Theodore Gaffney est un photographe indépendant choisi par le magazine Jet pour s’embarquer dans l’une des aventures très risquées du Mouvement des Droits civiques à partir du 4 mai 1961 (deux premiers bus avec 13 passagers militants), les Freedom Riders dont l’objectif était de traverser les Etats-Unis de Washington, DC vers les Etats du Sud (Virginie, Caroline du Nord et du Sud, Géorgie, Alabama, Mississippi, Louisiane) qui refusaient toujours la mixité dans les bus inter-Etats des compagnies Greyhound et Trailways, malgré deux arrêts de la Cour Suprême en 1946 (Morgan vs Virginia) et en 1960 (Boynton vs Virginia).
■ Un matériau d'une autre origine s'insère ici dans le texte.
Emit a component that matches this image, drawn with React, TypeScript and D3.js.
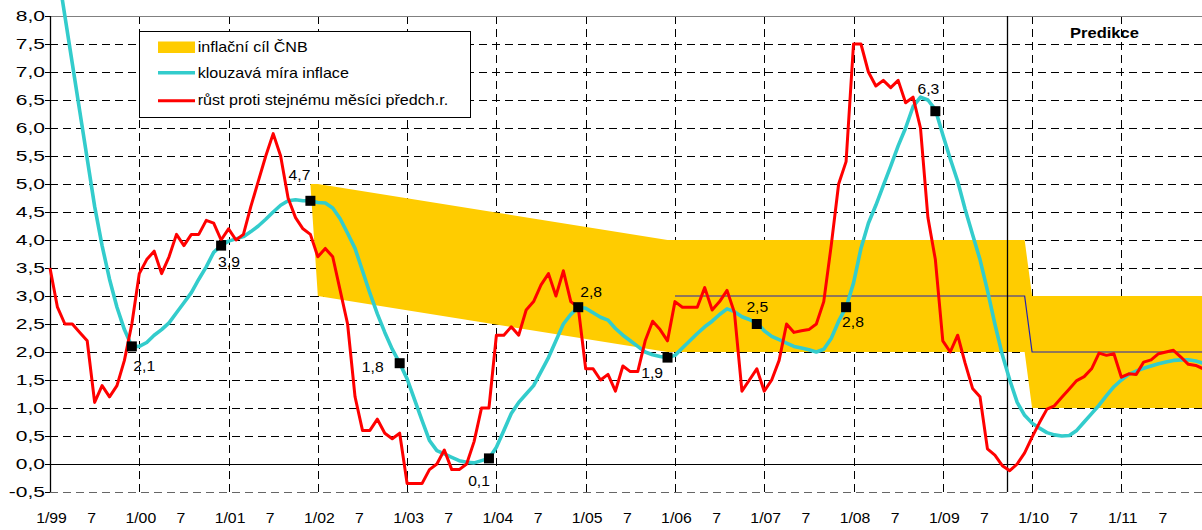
import * as d3 from 'd3';

// month index 0 = 1/1999 ... 155 = 12/2011
const yearLabels = ['99', '00', '01', '02', '03', '04', '05', '06', '07', '08', '09', '10', '11'];

// růst proti stejnému měsíci předch. roku
const yoyInflation = [
  3.5, 2.8, 2.5, 2.5, 2.35, 2.2, 1.1, 1.4, 1.2, 1.4, 1.85, 2.5,
  3.4, 3.65, 3.8, 3.4, 3.7, 4.1, 3.9, 4.1, 4.1, 4.35, 4.3, 4.0,
  4.2, 4.0, 4.1, 4.6, 5.05, 5.5, 5.9, 5.5, 4.75, 4.4, 4.2, 4.1,
  3.7, 3.85, 3.7, 3.1, 2.5, 1.2, 0.6, 0.6, 0.8, 0.55, 0.45, 0.55,
  -0.35, -0.35, -0.35, -0.1, 0.0, 0.25, -0.1, -0.1, 0.0, 0.4, 1.0, 1.0,
  2.3, 2.3, 2.45, 2.3, 2.75, 2.9, 3.2, 3.4, 3.0, 3.45, 2.9, 2.8,
  1.7, 1.7, 1.5, 1.6, 1.3, 1.75, 1.65, 1.65, 2.2, 2.55, 2.4, 2.2,
  2.9, 2.8, 2.8, 2.8, 3.15, 2.75, 2.9, 3.1, 2.7, 1.3, 1.5, 1.7,
  1.3, 1.5, 1.85, 2.5, 2.35, 2.38, 2.4, 2.5, 2.9, 3.9, 5.0, 5.4,
  7.5, 7.5, 7.0, 6.75, 6.85, 6.72, 6.85, 6.45, 6.55, 6.0, 4.4, 3.65,
  2.2, 2.0, 2.3, 1.8, 1.35, 1.2, 0.27, 0.16, -0.03, -0.12, 0.0, 0.2,
  0.48, 0.74, 0.98, 1.04, 1.19, 1.34, 1.49, 1.56, 1.7, 1.98, 1.94, 1.97,
  1.55, 1.61, 1.6, 1.82, 1.86, 1.97, 2.0, 2.03, 1.91, 1.78, 1.76, 1.7,
];

// klouzavá míra inflace
const movingInflation = [
  9.7, 8.85, 8.0, 7.15, 6.3, 5.45, 4.6, 3.9, 3.3, 2.8, 2.4, 2.1,
  2.1, 2.17, 2.3, 2.4, 2.52, 2.7, 2.88, 3.06, 3.3, 3.52, 3.78, 3.9,
  3.98, 4.02, 4.06, 4.15, 4.25, 4.37, 4.5, 4.62, 4.7, 4.72, 4.7, 4.7,
  4.67, 4.66, 4.57, 4.38, 4.12, 3.85, 3.45, 3.05, 2.68, 2.35, 2.05, 1.8,
  1.52, 1.15, 0.78, 0.42, 0.24, 0.18, 0.12, 0.06, 0.03, 0.02, 0.06, 0.1,
  0.3, 0.6, 0.9, 1.1, 1.25, 1.4, 1.65, 1.9, 2.2, 2.5, 2.67, 2.8,
  2.78, 2.7, 2.62, 2.57, 2.42, 2.3, 2.2, 2.1, 2.0, 1.95, 1.92, 1.9,
  1.94, 2.07, 2.2, 2.33, 2.45, 2.55, 2.67, 2.77, 2.72, 2.63, 2.58, 2.52,
  2.38, 2.28, 2.22, 2.16, 2.1, 2.07, 2.04, 2.0, 2.05, 2.24, 2.55, 2.8,
  3.23, 3.85, 4.3, 4.62, 4.97, 5.32, 5.68, 6.0, 6.38, 6.55, 6.5, 6.33,
  5.88, 5.45, 5.05, 4.55, 4.1, 3.65, 3.1, 2.5, 1.95, 1.5, 1.1, 0.87,
  0.73, 0.64, 0.56, 0.52, 0.5, 0.51, 0.6, 0.75, 0.9, 1.05, 1.22, 1.38,
  1.5, 1.6, 1.66, 1.71, 1.75, 1.79, 1.82, 1.85, 1.86, 1.86, 1.84, 1.8,
];

// inflační cíl ČNB (pásmo), lomové body
const bandMonths = [35, 36, 83, 131, 132, 155];
const bandLow = [5.0, 3.0, 2.0, 2.0, 1.0, 1.0];
const bandHigh = [5.0, 5.0, 4.0, 4.0, 3.0, 3.0];

// bodový cíl
const targetMonths = [84, 131, 132, 155];
const targetValues = [3.0, 3.0, 2.0, 2.0];

// prosincové hodnoty klouzavé míry
const markerMonths = [11, 23, 35, 47, 59, 71, 83, 95, 107, 119];
const markerValues = [2.1, 3.9, 4.7, 1.8, 0.1, 2.8, 1.9, 2.5, 2.8, 6.3];

const predictionStart = 128.6;

// label placement next to each marker: [dx, dy, anchor]
const markerLabelOffsets: [number, number, string][] = [
  [1.5, 25, 'start'],
  [-3, 21.5, 'start'],
  [0, -21, 'end'],
  [-16, 8.5, 'end'],
  [1, 28, 'end'],
  [2, -10, 'start'],
  [-4.5, 20.5, 'end'],
  [0.5, -12, 'middle'],
  [-4, 20, 'start'],
  [-7, -17, 'middle'],
];

const FONT = '"Liberation Sans", Arial, sans-serif';
const fmt = (v: number) => v.toFixed(1).replace('.', ',');

export default function App() {
  const width = 1202;
  const height = 530;
  const left = 50;
  const top = 16;
  const bottom = 492;

  const x = d3.scaleLinear().domain([0, 155]).range([left, 1203.2]);
  const y = d3.scaleLinear().domain([-0.5, 8]).range([bottom, top]);

  const yTicks = d3.range(-0.5, 8.001, 0.5);
  const yearTicks = yearLabels.map((_, k) => k * 12);

  const line = d3
    .line<number>()
    .x((_, i) => x(i))
    .y((d) => y(d));

  const band = d3
    .area<number>()
    .x((m) => x(m))
    .y0((_, i) => y(bandLow[i]))
    .y1((_, i) => y(bandHigh[i]));

  const targetLine = d3
    .line<number>()
    .x((m) => x(m))
    .y((_, i) => y(targetValues[i]));

  const xLabels: { m: number; text: string; dx: number }[] = [];
  yearLabels.forEach((yy, k) => {
    xLabels.push({ m: k * 12, text: `1/${yy}`, dx: 1.5 });
    xLabels.push({ m: k * 12 + 6, text: '7', dx: -3 });
  });

  return (
    <svg
      width={width}
      height={height}
      style={{ position: 'absolute', left: 0, top: 0, background: '#fff' }}
      fontFamily={FONT}
      fontSize={14}
    >
      <rect width={width} height={height} fill="#fff" />

      {/* horizontal gridlines */}
      {yTicks.map((t) =>
        t === 0 || t === 8 ? null : (
          <line
            key={`h${t}`}
            x1={left}
            x2={width}
            y1={Math.round(y(t)) + 0.5}
            y2={Math.round(y(t)) + 0.5}
            stroke={t === -0.5 ? '#666' : '#000'}
            strokeDasharray="8 5"
          />
        )
      )}
      {/* vertical gridlines */}
      {yearTicks.slice(1).map((m) => (
        <line
          key={`v${m}`}
          x1={Math.round(x(m)) + 0.5}
          x2={Math.round(x(m)) + 0.5}
          y1={top}
          y2={bottom}
          stroke="#000"
          strokeDasharray="8 5"
        />
      ))}

      {/* target band */}
      <path d={band(bandMonths) ?? ''} fill="#FFCC00" />

      {/* point target */}
      <path d={targetLine(targetMonths) ?? ''} fill="none" stroke="#2222b0" strokeWidth={1.2} />

      {/* plot frame, zero line, prediction divider */}
      <line x1={left} x2={width} y1={top + 0.5} y2={top + 0.5} stroke="#808080" />
      <line x1={left} x2={width} y1={Math.round(y(0)) + 0.5} y2={Math.round(y(0)) + 0.5} stroke="#000" />
      <line
        x1={Math.round(x(predictionStart)) + 0.5}
        x2={Math.round(x(predictionStart)) + 0.5}
        y1={top}
        y2={bottom}
        stroke="#000"
        strokeWidth={1.3}
      />
      <line x1={left + 0.5} x2={left + 0.5} y1={top} y2={bottom} stroke="#000" strokeWidth={1.3} />
      {yTicks.map((t) => (
        <line
          key={`t${t}`}
          x1={left - 5}
          x2={left}
          y1={Math.round(y(t)) + 0.5}
          y2={Math.round(y(t)) + 0.5}
          stroke="#000"
        />
      ))}

      {/* series */}
      <path
        d={line(movingInflation) ?? ''}
        fill="none"
        stroke="#33CCCC"
        strokeWidth={3.6}
        strokeLinejoin="round"
      />
      <path
        d={line(yoyInflation) ?? ''}
        fill="none"
        stroke="#FF0000"
        strokeWidth={3}
        strokeLinejoin="round"
      />

      {/* december markers */}
      {markerMonths.map((m, i) => {
        const [dx, dy, anchor] = markerLabelOffsets[i];
        const cx = x(m);
        const cy = y(markerValues[i]);
        return (
          <g key={`mk${m}`}>
            <rect x={cx - 5} y={cy - 5} width={10} height={10} fill="#000" />
            <text
              transform={`translate(${cx + dx},${cy + dy}) scale(1.12,1)`}
              textAnchor={anchor}
              fill="#000"
            >
              {fmt(markerValues[i])}
            </text>
          </g>
        );
      })}

      {/* y axis labels */}
      {yTicks.map((t) => (
        <text
          key={`yl${t}`}
          transform={`translate(45,${y(t)}) scale(1.5,1)`}
          textAnchor="end"
          dy="0.36em"
          fill="#000"
        >
          {fmt(t)}
        </text>
      ))}

      {/* x axis labels */}
      {xLabels.map((d) => (
        <text
          key={`xl${d.m}`}
          transform={`translate(${x(d.m) + d.dx},523) scale(1.13,1)`}
          textAnchor="middle"
          fill="#000"
        >
          {d.text}
        </text>
      ))}

      <text
        transform="translate(1104.5,37.5) scale(1.18,1)"
        textAnchor="middle"
        fontWeight="bold"
        fill="#000"
      >
        Predikce
      </text>

      {/* legend */}
      <rect x={139.5} y={31.5} width={331} height={86} fill="#fff" stroke="#000" />
      <rect x={158} y={41.5} width={37} height={11.5} fill="#FFCC00" />
      <line x1={158} x2={195} y1={72.7} y2={72.7} stroke="#33CCCC" strokeWidth={3.6} />
      <line x1={158} x2={195} y1={100.7} y2={100.7} stroke="#FF0000" strokeWidth={3} />
      <text transform="translate(197.7,51.7) scale(1.15,1)">inflační cíl ČNB</text>
      <text transform="translate(197.7,78.3) scale(1.15,1)">klouzavá míra inflace</text>
      <text transform="translate(197.7,105) scale(1.15,1)">růst proti stejnému měsíci předch.r.</text>
    </svg>
  );
}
Né le 22 novembre 1927 à Washington, DC de Flora et O.P. Gaffney, partis de Caroline du Sud lors de la Grande Migration du début du XXe siècle, et dont les aïeux avaient été esclaves dans une plantation proche de la ville de Gaffney, SC, Theodore a trois frères. En 1946, il fait sa période militaire comme chauffeur de camion amphibie et tireur d’élite, puis entre à Howard University (surnommée «Black Harvard» pour son niveau d’excellence) et prend des cours avec un grand photographe, Addison Scurlock (1904-1994). 
Theodore sera l'un des premiers photographes afro-américains à entrer à la Maison Blanche. En 1956, il se fait saisir une (mauvaise) pellicule par un garde sur ordre du sénateur Olin D. Johnston, qui vient de signer le «Manifeste du Sud» ségrégationniste, car il l’a pris en photo avec Clarence Mitchell de la NAACP, lequel accuse le sénateur de racisme et de non respect de la liberté de la presse sur le champ.
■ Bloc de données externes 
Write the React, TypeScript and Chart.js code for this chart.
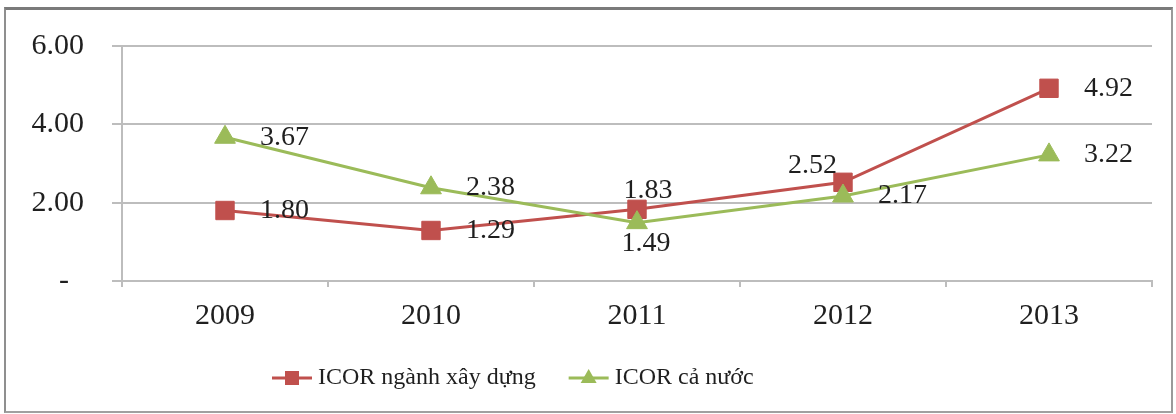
import React, { useEffect, useRef } from 'react';
import { Chart, registerables } from 'chart.js';

Chart.register(...registerables);

const years = ['2009', '2010', '2011', '2012', '2013'];
const constructionIcor = [1.8, 1.29, 1.83, 2.52, 4.92];
const nationalIcor = [3.67, 2.38, 1.49, 2.17, 3.22];
const seriesNames = ['ICOR ngành xây dựng', 'ICOR cả nước'];
const yTicks = [0, 2, 4, 6];

const SERIF = "'Liberation Serif', 'Times New Roman', Times, serif";
const RED = '#C0504D';
const GREEN = '#9BBB59';
const TEXT = '#1f1f1f';
const GRID = '#bdbdbd';

// where each value label sits relative to its marker, per series
const labelSpots = [
  ['right', 'right', 'above', 'aboveLeft', 'right'],
  ['right', 'right', 'below', 'right', 'right'],
];

const valueLabels = {
  id: 'valueLabels',
  afterDatasetsDraw(chart: any) {
    const ctx = chart.ctx;
    ctx.save();
    ctx.font = `28px ${SERIF}`;
    ctx.fillStyle = TEXT;
    ctx.textBaseline = 'middle';
    chart.data.datasets.forEach((ds: any, di: number) => {
      const meta = chart.getDatasetMeta(di);
      meta.data.forEach((pt: any, i: number) => {
        const text = Number(ds.data[i]).toFixed(2);
        const spot = labelSpots[di][i];
        let x = pt.x;
        let y = pt.y;
        if (spot === 'right') {
          ctx.textAlign = 'left';
          x += 35;
        } else if (spot === 'above') {
          ctx.textAlign = 'center';
          x += 11;
          y -= 19;
        } else if (spot === 'below') {
          ctx.textAlign = 'center';
          x += 9;
          y += 21;
        } else {
          ctx.textAlign = 'right';
          x -= 6;
          y -= 17;
        }
        ctx.fillText(text, x, y);
      });
    });
    ctx.restore();
  },
};

// legend with a short line segment and the series marker, as in office charts
const lineLegend = {
  id: 'lineLegend',
  afterDraw(chart: any) {
    const ctx = chart.ctx;
    const y = 378;
    let x = 272;
    ctx.save();
    ctx.font = `24px ${SERIF}`;
    ctx.textBaseline = 'middle';
    ctx.textAlign = 'left';
    chart.data.datasets.forEach((ds: any) => {
      const color = ds.borderColor;
      ctx.strokeStyle = color;
      ctx.lineWidth = 3;
      ctx.beginPath();
      ctx.moveTo(x, y);
      ctx.lineTo(x + 40, y);
      ctx.stroke();
      ctx.fillStyle = color;
      const cx = x + 20;
      if (ds.pointStyle === 'rect') {
        ctx.fillRect(cx - 7, y - 7, 14, 14);
      } else {
        ctx.beginPath();
        ctx.moveTo(cx, y - 9);
        ctx.lineTo(cx + 8, y + 5);
        ctx.lineTo(cx - 8, y + 5);
        ctx.closePath();
        ctx.fill();
      }
      ctx.fillStyle = TEXT;
      ctx.fillText(ds.label, x + 46, y);
      x += 46 + ctx.measureText(ds.label).width + 33;
    });
    ctx.restore();
  },
};

export default function App() {
  const canvasRef = useRef<HTMLCanvasElement | null>(null);

  useEffect(() => {
    const canvas = canvasRef.current;
    if (!canvas) return;
    const chart = new Chart(canvas, {
      type: 'line',
      data: {
        labels: years,
        datasets: [
          {
            label: seriesNames[0],
            data: constructionIcor,
            borderColor: RED,
            backgroundColor: RED,
            pointBackgroundColor: RED,
            pointBorderColor: RED,
            borderWidth: 3,
            pointStyle: 'rect',
            pointRadius: 13,
            pointBorderWidth: 1,
            tension: 0,
            order: 2,
          },
          {
            label: seriesNames[1],
            data: nationalIcor,
            borderColor: GREEN,
            backgroundColor: GREEN,
            pointBackgroundColor: GREEN,
            pointBorderColor: GREEN,
            borderWidth: 3,
            pointStyle: 'triangle',
            pointRadius: 12,
            pointBorderWidth: 1,
            tension: 0,
            order: 1,
          },
        ],
      },
      options: {
        animation: false,
        responsive: false,
        events: [],
        layout: { padding: { left: 0, top: 42, right: 24, bottom: 0 } },
        plugins: {
          legend: { display: false },
          tooltip: { enabled: false },
        },
        scales: {
          x: {
            offset: true,
            grid: {
              offset: true,
              drawOnChartArea: false,
              drawTicks: true,
              tickLength: 6,
              color: GRID,
              lineWidth: 2,
            },
            border: { color: GRID, width: 2 },
            ticks: {
              font: { family: SERIF, size: 30 },
              color: TEXT,
              padding: 11,
              maxRotation: 0,
            },
            afterFit: (s: any) => {
              s.height = 133;
            },
          },
          y: {
            min: 0,
            max: 6,
            afterBuildTicks: (s: any) => {
              s.ticks = yTicks.map((v) => ({ value: v }));
            },
            ticks: {
              callback: (v: any) => (Number(v) === 0 ? '-  ' : Number(v).toFixed(2)),
              font: { family: SERIF, size: 30 },
              color: TEXT,
              padding: 28,
            },
            grid: { color: GRID, lineWidth: 2, tickLength: 10 },
            border: { color: GRID, width: 2 },
            afterFit: (s: any) => {
              s.width = 122;
            },
          },
        },
      },
      plugins: [valueLabels, lineLegend],
    });
    return () => chart.destroy();
  }, []);

  return (
    <div style={{ position: 'fixed', left: 0, top: 0, width: 1176, height: 414, background: '#fff' }}>
      <div
        style={{
          position: 'absolute',
          left: 4,
          top: 7,
          width: 1169,
          height: 406,
          boxSizing: 'border-box',
          borderTop: '3px solid #7a7a7a',
          borderLeft: '2px solid #8f8f8f',
          borderRight: '2px solid #9a9a9a',
          borderBottom: '2px solid #a0a0a0',
        }}
      />
      <canvas
        ref={canvasRef}
        width={1176}
        height={414}
        style={{ position: 'absolute', left: 0, top: 0, width: 1176, height: 414 }}
      />
    </div>
  );
}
En 1961, à la demande du magazine Jet, Theodore part avec Simeon Booker (1918-2017) journaliste, pour ce reportage sur les Freedom Riders, d’autant plus inquiétant qu’il passe par les terres d’Eugene «Bull» Connor, le raciste local qui tient la sécurité publique et a déjà fait parler de lui pour ses méthodes musclées à sens unique.
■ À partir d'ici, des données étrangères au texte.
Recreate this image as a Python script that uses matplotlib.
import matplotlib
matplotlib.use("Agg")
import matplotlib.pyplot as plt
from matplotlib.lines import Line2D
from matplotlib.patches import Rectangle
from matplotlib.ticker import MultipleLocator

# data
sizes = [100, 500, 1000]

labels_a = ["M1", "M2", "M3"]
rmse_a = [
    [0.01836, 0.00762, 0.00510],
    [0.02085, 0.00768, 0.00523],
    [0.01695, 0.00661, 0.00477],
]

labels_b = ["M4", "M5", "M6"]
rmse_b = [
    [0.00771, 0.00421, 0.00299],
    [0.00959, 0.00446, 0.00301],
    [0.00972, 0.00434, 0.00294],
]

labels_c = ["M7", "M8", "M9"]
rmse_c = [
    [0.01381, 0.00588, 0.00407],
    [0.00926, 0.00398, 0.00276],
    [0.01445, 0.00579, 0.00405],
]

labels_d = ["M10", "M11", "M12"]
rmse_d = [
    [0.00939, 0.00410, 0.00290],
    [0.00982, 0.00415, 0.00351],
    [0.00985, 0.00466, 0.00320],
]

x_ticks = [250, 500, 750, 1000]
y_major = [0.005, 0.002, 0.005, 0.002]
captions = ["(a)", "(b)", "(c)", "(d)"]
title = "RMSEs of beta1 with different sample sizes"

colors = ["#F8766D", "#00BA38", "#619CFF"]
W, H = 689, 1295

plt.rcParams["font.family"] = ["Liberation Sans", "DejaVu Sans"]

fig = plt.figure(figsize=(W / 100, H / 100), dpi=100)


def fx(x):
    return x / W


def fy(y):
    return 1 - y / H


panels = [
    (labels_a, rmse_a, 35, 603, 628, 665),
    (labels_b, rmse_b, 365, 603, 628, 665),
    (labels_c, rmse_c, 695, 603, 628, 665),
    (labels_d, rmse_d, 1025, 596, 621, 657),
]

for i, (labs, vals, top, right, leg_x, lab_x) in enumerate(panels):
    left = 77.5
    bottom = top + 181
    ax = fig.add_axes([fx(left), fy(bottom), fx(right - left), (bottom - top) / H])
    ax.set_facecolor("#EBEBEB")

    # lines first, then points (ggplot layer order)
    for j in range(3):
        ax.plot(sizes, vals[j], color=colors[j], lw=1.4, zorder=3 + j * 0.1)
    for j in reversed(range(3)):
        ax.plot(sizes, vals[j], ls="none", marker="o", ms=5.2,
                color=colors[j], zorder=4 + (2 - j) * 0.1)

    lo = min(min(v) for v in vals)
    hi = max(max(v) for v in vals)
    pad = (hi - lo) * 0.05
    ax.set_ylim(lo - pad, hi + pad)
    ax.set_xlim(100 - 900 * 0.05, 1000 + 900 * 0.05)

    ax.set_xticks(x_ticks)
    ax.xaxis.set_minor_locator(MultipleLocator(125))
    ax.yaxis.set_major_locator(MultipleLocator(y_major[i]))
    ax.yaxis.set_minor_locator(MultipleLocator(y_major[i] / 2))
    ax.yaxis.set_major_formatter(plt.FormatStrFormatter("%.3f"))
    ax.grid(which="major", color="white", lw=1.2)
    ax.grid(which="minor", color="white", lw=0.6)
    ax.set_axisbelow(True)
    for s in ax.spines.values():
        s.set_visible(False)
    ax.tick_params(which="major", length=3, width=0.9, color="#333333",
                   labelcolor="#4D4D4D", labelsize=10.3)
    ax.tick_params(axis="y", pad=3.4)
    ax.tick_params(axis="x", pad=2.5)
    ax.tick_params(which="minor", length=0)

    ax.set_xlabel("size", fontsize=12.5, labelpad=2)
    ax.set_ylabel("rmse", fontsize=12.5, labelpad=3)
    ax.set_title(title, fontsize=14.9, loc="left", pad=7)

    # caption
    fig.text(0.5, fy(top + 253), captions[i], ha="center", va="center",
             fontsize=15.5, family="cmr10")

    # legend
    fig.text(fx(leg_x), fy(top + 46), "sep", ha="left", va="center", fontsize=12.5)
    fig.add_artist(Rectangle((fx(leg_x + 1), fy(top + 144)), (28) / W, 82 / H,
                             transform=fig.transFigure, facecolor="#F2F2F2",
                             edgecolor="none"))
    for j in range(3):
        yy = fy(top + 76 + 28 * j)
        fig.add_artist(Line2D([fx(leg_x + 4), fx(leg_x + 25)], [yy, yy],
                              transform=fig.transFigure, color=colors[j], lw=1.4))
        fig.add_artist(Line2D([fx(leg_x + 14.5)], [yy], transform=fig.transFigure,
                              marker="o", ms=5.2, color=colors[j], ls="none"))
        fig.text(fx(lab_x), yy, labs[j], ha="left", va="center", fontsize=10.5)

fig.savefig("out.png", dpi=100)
Le CORE (Congress of Racial Equality) et le SNCC (Student Nonviolent Coordinating Committee) installent les personnes en les intercalant de façon non ségréguée et en asseyant à l’avant un Afro-Américain en signe de protestation contre les places réservées aux «Blancs», en gardant des activistes à l’arrière, pour aider ceux qui seraient arrêtés. Avant d’arriver à New Orleans le 17 mai, où une manifestation (pour le 7e anniversaire de l’arrêt Brown vs Board of Education of Topeka) les attend, le 14 mai, à Anniston, AL, le Ku Klux Klan incendie le premier bus, et frappent les militants des deux bus qui réussissent à s’échapper et reprennent la route. Une seconde fois, à Birmingham, AL, le passage à tabac est si violent que les passagers sont exfiltrés de la ville sur ordre de Robert Kennedy. Lorsque le convoi de bus dont font partie Theodore et Simeon se fait attaquer, la première fois à Rock Hill, SC, puis à Anniston, AL, il est difficile de sortir l’appareil photos sans attiser encore davantage la folie meurtrière des racistes. La situation est périlleuse, et la police n’intervient pas, alors qu’une foule haineuse comprenant même des enfants de 10 ans, les attend à Birmingham à coup de barres de fer et de tuyaux. Theodore se réfugie dans la salle d’attente ségréguée, et les militants auprès des révérends locaux qui les soignent. Robert Kennedy les fait escorter jusqu’à l’aéroport pour leur faire rejoindre New Orleans par avion.
D’autres Freedom Riders suivront, renforcés par les militants du SCLC (Southern Christian Leadership Conference de Martin Luther King) et les arrestations remplissent les prisons. Devant la gravité des exactions, Robert Kennedy, frère du Président, promulgue une loi fédérale le 1er novembre 1961 pour forcer à la mixité dans les bus inter-Etats, les trains et autres lieux publics lors des trajets (toilettes, bar, cirage de chaussures…). http://www.freedomridersfoundation.org/about-freedom-riders.html
Après cet épisode, Theodore poursuivra une carrière dans la photo plutôt officielle, des présidents à la Reine d’Angleterre. A 61 ans, il épouse Maria Santos, jeune femme brésilienne de 26 ans, en 1988, et ils auront deux fils, Theodore et Walter de 26 et 24 ans aujourd’hui. Theodore Gaffney est décédé le 12 avril au George Washington University Hospital, à Washington DC, des suites du coronavirus, à l’âge de 92 ans. Avec lui et ceux de sa génération, continue de s’effacer une mémoire, aussi collective, en raison de l’incurie sanitaire de gouvernants négligents: absurde et affligeant.